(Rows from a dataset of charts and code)
-*-
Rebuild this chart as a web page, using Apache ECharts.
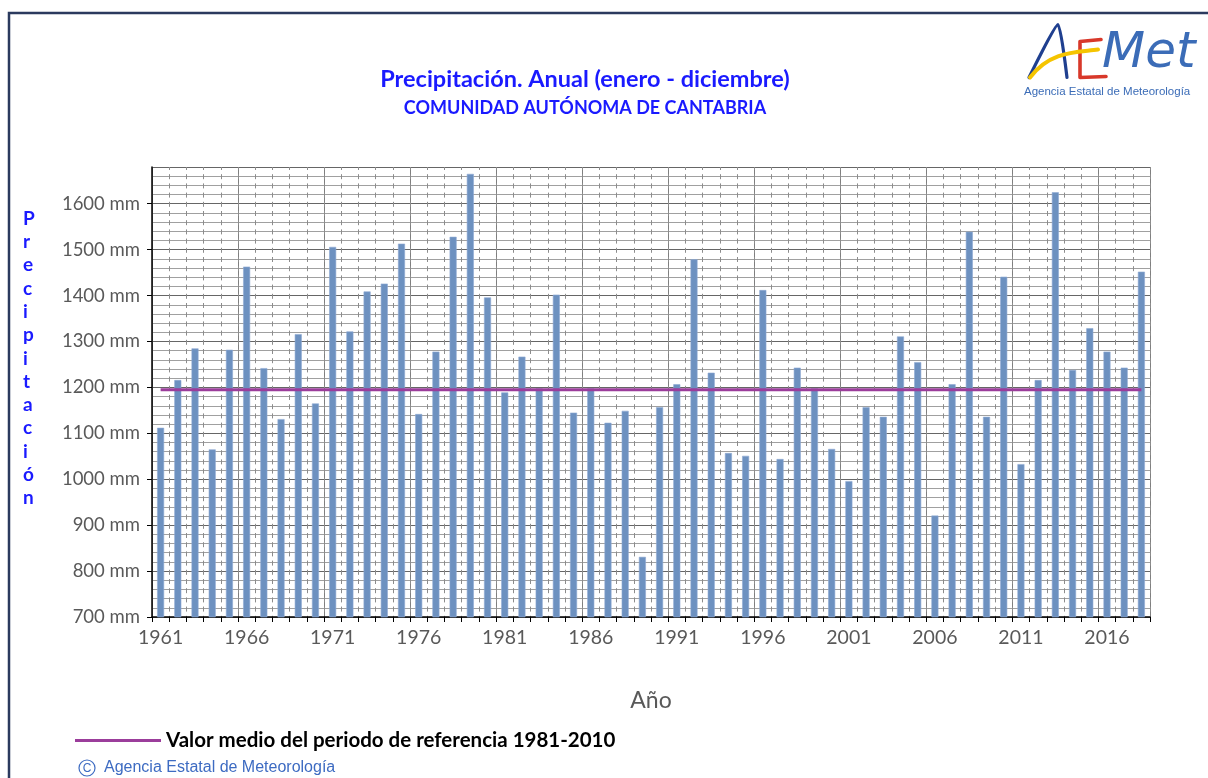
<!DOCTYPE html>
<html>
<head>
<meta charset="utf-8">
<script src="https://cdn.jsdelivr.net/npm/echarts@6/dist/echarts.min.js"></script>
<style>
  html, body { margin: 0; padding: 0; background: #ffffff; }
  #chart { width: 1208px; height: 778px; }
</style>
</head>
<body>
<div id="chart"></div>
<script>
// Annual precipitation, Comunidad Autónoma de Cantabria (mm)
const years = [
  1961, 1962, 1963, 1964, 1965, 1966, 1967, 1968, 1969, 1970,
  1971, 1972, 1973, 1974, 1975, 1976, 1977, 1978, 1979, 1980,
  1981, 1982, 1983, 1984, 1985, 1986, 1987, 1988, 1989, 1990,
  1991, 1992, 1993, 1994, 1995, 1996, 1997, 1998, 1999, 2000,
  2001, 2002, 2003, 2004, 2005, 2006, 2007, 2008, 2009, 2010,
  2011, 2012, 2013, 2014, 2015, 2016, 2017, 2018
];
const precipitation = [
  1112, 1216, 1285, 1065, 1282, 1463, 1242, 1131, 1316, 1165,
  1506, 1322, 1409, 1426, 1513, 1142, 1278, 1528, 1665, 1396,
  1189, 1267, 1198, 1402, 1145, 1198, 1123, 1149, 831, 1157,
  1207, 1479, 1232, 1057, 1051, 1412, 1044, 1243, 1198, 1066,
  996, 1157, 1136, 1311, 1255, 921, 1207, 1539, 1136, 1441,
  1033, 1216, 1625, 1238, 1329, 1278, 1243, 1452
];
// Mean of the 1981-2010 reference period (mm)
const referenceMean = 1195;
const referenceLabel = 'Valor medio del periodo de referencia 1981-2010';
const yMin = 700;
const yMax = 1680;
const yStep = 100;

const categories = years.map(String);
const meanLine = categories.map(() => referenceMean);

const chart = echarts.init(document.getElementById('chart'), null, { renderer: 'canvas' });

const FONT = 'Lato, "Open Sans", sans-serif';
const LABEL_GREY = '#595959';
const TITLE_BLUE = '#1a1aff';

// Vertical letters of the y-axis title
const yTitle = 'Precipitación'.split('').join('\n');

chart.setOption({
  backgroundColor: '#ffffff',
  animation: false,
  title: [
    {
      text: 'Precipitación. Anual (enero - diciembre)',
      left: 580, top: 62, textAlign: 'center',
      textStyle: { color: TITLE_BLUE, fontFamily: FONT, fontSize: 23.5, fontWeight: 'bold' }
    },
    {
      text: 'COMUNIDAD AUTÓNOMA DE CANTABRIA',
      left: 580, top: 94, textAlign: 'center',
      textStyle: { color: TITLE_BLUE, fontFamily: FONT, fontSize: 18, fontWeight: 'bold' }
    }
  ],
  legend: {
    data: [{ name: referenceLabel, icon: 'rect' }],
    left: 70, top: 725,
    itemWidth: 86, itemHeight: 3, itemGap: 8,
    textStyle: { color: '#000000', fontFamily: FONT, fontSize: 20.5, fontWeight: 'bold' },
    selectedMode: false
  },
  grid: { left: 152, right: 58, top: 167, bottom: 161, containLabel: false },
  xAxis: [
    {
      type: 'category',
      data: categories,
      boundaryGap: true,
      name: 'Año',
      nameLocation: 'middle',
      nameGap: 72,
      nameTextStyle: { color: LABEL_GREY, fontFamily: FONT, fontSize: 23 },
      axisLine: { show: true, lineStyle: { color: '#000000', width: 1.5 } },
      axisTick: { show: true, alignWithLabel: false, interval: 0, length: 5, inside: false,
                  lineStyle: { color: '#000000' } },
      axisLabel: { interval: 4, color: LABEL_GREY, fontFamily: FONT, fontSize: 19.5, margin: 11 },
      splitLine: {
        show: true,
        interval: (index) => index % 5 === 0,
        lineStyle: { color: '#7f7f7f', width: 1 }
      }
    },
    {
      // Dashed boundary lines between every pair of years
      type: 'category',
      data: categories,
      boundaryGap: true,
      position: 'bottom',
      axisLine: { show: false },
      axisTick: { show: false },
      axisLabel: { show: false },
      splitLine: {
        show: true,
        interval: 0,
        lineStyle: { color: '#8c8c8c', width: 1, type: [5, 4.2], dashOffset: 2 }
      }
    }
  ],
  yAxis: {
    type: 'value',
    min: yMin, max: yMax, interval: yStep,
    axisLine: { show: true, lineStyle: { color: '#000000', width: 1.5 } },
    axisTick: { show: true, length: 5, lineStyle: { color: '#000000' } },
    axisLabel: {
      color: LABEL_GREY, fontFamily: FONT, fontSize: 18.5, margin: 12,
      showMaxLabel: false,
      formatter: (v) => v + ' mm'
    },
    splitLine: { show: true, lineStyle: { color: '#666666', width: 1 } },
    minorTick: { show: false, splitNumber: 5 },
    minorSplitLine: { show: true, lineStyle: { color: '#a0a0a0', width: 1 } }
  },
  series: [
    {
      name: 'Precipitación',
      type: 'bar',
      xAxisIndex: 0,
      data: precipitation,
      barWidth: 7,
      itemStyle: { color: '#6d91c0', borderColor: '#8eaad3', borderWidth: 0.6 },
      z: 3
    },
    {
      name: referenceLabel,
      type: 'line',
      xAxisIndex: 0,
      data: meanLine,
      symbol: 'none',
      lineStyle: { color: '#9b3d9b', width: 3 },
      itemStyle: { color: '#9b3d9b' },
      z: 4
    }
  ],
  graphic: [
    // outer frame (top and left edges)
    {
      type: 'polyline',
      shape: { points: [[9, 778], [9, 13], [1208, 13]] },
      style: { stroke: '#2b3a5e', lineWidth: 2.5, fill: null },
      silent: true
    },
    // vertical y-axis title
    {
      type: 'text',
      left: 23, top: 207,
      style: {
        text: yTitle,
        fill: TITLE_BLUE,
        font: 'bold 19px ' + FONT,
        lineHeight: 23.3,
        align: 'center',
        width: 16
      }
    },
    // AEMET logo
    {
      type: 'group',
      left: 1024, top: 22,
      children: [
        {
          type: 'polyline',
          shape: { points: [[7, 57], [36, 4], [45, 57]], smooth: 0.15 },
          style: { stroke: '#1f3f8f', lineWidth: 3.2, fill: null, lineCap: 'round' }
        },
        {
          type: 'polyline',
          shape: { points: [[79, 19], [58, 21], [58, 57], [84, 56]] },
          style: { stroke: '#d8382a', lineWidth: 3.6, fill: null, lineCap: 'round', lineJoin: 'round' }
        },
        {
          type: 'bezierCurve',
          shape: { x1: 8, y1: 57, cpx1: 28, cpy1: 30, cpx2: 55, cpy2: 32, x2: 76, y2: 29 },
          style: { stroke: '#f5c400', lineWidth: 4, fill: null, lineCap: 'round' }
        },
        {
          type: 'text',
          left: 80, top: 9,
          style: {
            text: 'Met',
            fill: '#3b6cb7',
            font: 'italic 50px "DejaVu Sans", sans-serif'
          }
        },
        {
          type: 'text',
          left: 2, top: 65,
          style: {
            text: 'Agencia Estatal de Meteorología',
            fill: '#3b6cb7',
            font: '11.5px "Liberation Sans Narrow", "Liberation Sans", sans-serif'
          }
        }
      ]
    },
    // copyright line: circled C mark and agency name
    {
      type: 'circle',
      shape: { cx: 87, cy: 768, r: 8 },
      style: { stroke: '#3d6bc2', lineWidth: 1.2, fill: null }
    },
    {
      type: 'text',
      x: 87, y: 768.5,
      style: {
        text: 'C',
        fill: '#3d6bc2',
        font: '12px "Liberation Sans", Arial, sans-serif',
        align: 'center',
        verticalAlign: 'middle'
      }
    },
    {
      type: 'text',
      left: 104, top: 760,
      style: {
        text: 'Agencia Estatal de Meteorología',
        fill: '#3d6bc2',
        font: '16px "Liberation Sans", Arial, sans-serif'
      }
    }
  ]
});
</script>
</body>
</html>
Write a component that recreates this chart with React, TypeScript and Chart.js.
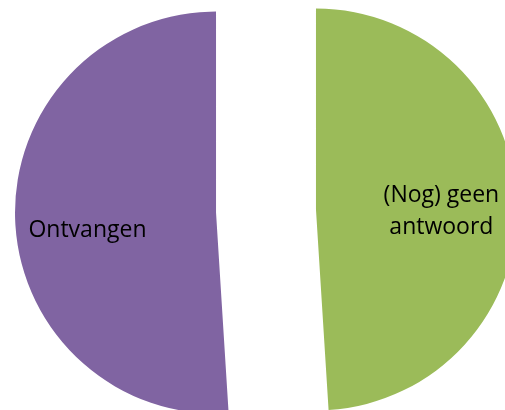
-*-
- **Requirement**
Exclude the pictures and repeat every other part of the records word for word.

- **Answer in full**
Rebuild this chart as a web page, using Apache ECharts.
<!DOCTYPE html>
<html>
<head>
<meta charset="utf-8">
<script src="https://cdn.jsdelivr.net/npm/echarts@6/dist/echarts.min.js"></script>
<style>
  html, body { margin: 0; padding: 0; background: #ffffff; }
  #chart { width: 1208px; height: 778px; }
</style>
</head>
<body>
<div id="chart"></div>
<script>
// Annual precipitation, Comunidad Autónoma de Cantabria (mm)
const years = [
  1961, 1962, 1963, 1964, 1965, 1966, 1967, 1968, 1969, 1970,
  1971, 1972, 1973, 1974, 1975, 1976, 1977, 1978, 1979, 1980,
  1981, 1982, 1983, 1984, 1985, 1986, 1987, 1988, 1989, 1990,
  1991, 1992, 1993, 1994, 1995, 1996, 1997, 1998, 1999, 2000,
  2001, 2002, 2003, 2004, 2005, 2006, 2007, 2008, 2009, 2010,
  2011, 2012, 2013, 2014, 2015, 2016, 2017, 2018
];
const precipitation = [
  1112, 1216, 1285, 1065, 1282, 1463, 1242, 1131, 1316, 1165,
  1506, 1322, 1409, 1426, 1513, 1142, 1278, 1528, 1665, 1396,
  1189, 1267, 1198, 1402, 1145, 1198, 1123, 1149, 831, 1157,
  1207, 1479, 1232, 1057, 1051, 1412, 1044, 1243, 1198, 1066,
  996, 1157, 1136, 1311, 1255, 921, 1207, 1539, 1136, 1441,
  1033, 1216, 1625, 1238, 1329, 1278, 1243, 1452
];
// Mean of the 1981-2010 reference period (mm)
const referenceMean = 1195;
const referenceLabel = 'Valor medio del periodo de referencia 1981-2010';
const yMin = 700;
const yMax = 1680;
const yStep = 100;

const categories = years.map(String);
const meanLine = categories.map(() => referenceMean);

const chart = echarts.init(document.getElementById('chart'), null, { renderer: 'canvas' });

const FONT = 'Lato, "Open Sans", sans-serif';
const LABEL_GREY = '#595959';
const TITLE_BLUE = '#1a1aff';

// Vertical letters of the y-axis title
const yTitle = 'Precipitación'.split('').join('\n');

chart.setOption({
  backgroundColor: '#ffffff',
  animation: false,
  title: [
    {
      text: 'Precipitación. Anual (enero - diciembre)',
      left: 580, top: 62, textAlign: 'center',
      textStyle: { color: TITLE_BLUE, fontFamily: FONT, fontSize: 23.5, fontWeight: 'bold' }
    },
    {
      text: 'COMUNIDAD AUTÓNOMA DE CANTABRIA',
      left: 580, top: 94, textAlign: 'center',
      textStyle: { color: TITLE_BLUE, fontFamily: FONT, fontSize: 18, fontWeight: 'bold' }
    }
  ],
  legend: {
    data: [{ name: referenceLabel, icon: 'rect' }],
    left: 70, top: 725,
    itemWidth: 86, itemHeight: 3, itemGap: 8,
    textStyle: { color: '#000000', fontFamily: FONT, fontSize: 20.5, fontWeight: 'bold' },
    selectedMode: false
  },
  grid: { left: 152, right: 58, top: 167, bottom: 161, containLabel: false },
  xAxis: [
    {
      type: 'category',
      data: categories,
      boundaryGap: true,
      name: 'Año',
      nameLocation: 'middle',
      nameGap: 72,
      nameTextStyle: { color: LABEL_GREY, fontFamily: FONT, fontSize: 23 },
      axisLine: { show: true, lineStyle: { color: '#000000', width: 1.5 } },
      axisTick: { show: true, alignWithLabel: false, interval: 0, length: 5, inside: false,
                  lineStyle: { color: '#000000' } },
      axisLabel: { interval: 4, color: LABEL_GREY, fontFamily: FONT, fontSize: 19.5, margin: 11 },
      splitLine: {
        show: true,
        interval: (index) => index % 5 === 0,
        lineStyle: { color: '#7f7f7f', width: 1 }
      }
    },
    {
      // Dashed boundary lines between every pair of years
      type: 'category',
      data: categories,
      boundaryGap: true,
      position: 'bottom',
      axisLine: { show: false },
      axisTick: { show: false },
      axisLabel: { show: false },
      splitLine: {
        show: true,
        interval: 0,
        lineStyle: { color: '#8c8c8c', width: 1, type: [5, 4.2], dashOffset: 2 }
      }
    }
  ],
  yAxis: {
    type: 'value',
    min: yMin, max: yMax, interval: yStep,
    axisLine: { show: true, lineStyle: { color: '#000000', width: 1.5 } },
    axisTick: { show: true, length: 5, lineStyle: { color: '#000000' } },
    axisLabel: {
      color: LABEL_GREY, fontFamily: FONT, fontSize: 18.5, margin: 12,
      showMaxLabel: false,
      formatter: (v) => v + ' mm'
    },
    splitLine: { show: true, lineStyle: { color: '#666666', width: 1 } },
    minorTick: { show: false, splitNumber: 5 },
    minorSplitLine: { show: true, lineStyle: { color: '#a0a0a0', width: 1 } }
  },
  series: [
    {
      name: 'Precipitación',
      type: 'bar',
      xAxisIndex: 0,
      data: precipitation,
      barWidth: 7,
      itemStyle: { color: '#6d91c0', borderColor: '#8eaad3', borderWidth: 0.6 },
      z: 3
    },
    {
      name: referenceLabel,
      type: 'line',
      xAxisIndex: 0,
      data: meanLine,
      symbol: 'none',
      lineStyle: { color: '#9b3d9b', width: 3 },
      itemStyle: { color: '#9b3d9b' },
      z: 4
    }
  ],
  graphic: [
    // outer frame (top and left edges)
    {
      type: 'polyline',
      shape: { points: [[9, 778], [9, 13], [1208, 13]] },
      style: { stroke: '#2b3a5e', lineWidth: 2.5, fill: null },
      silent: true
    },
    // vertical y-axis title
    {
      type: 'text',
      left: 23, top: 207,
      style: {
        text: yTitle,
        fill: TITLE_BLUE,
        font: 'bold 19px ' + FONT,
        lineHeight: 23.3,
        align: 'center',
        width: 16
      }
    },
    // AEMET logo
    {
      type: 'group',
      left: 1024, top: 22,
      children: [
        {
          type: 'polyline',
          shape: { points: [[7, 57], [36, 4], [45, 57]], smooth: 0.15 },
          style: { stroke: '#1f3f8f', lineWidth: 3.2, fill: null, lineCap: 'round' }
        },
        {
          type: 'polyline',
          shape: { points: [[79, 19], [58, 21], [58, 57], [84, 56]] },
          style: { stroke: '#d8382a', lineWidth: 3.6, fill: null, lineCap: 'round', lineJoin: 'round' }
        },
        {
          type: 'bezierCurve',
          shape: { x1: 8, y1: 57, cpx1: 28, cpy1: 30, cpx2: 55, cpy2: 32, x2: 76, y2: 29 },
          style: { stroke: '#f5c400', lineWidth: 4, fill: null, lineCap: 'round' }
        },
        {
          type: 'text',
          left: 80, top: 9,
          style: {
            text: 'Met',
            fill: '#3b6cb7',
            font: 'italic 50px "DejaVu Sans", sans-serif'
          }
        },
        {
          type: 'text',
          left: 2, top: 65,
          style: {
            text: 'Agencia Estatal de Meteorología',
            fill: '#3b6cb7',
            font: '11.5px "Liberation Sans Narrow", "Liberation Sans", sans-serif'
          }
        }
      ]
    },
    // copyright line: circled C mark and agency name
    {
      type: 'circle',
      shape: { cx: 87, cy: 768, r: 8 },
      style: { stroke: '#3d6bc2', lineWidth: 1.2, fill: null }
    },
    {
      type: 'text',
      x: 87, y: 768.5,
      style: {
        text: 'C',
        fill: '#3d6bc2',
        font: '12px "Liberation Sans", Arial, sans-serif',
        align: 'center',
        verticalAlign: 'middle'
      }
    },
    {
      type: 'text',
      left: 104, top: 760,
      style: {
        text: 'Agencia Estatal de Meteorología',
        fill: '#3d6bc2',
        font: '16px "Liberation Sans", Arial, sans-serif'
      }
    }
  ]
});
</script>
</body>
</html>
Write a component that recreates this chart with React, TypeScript and Chart.js.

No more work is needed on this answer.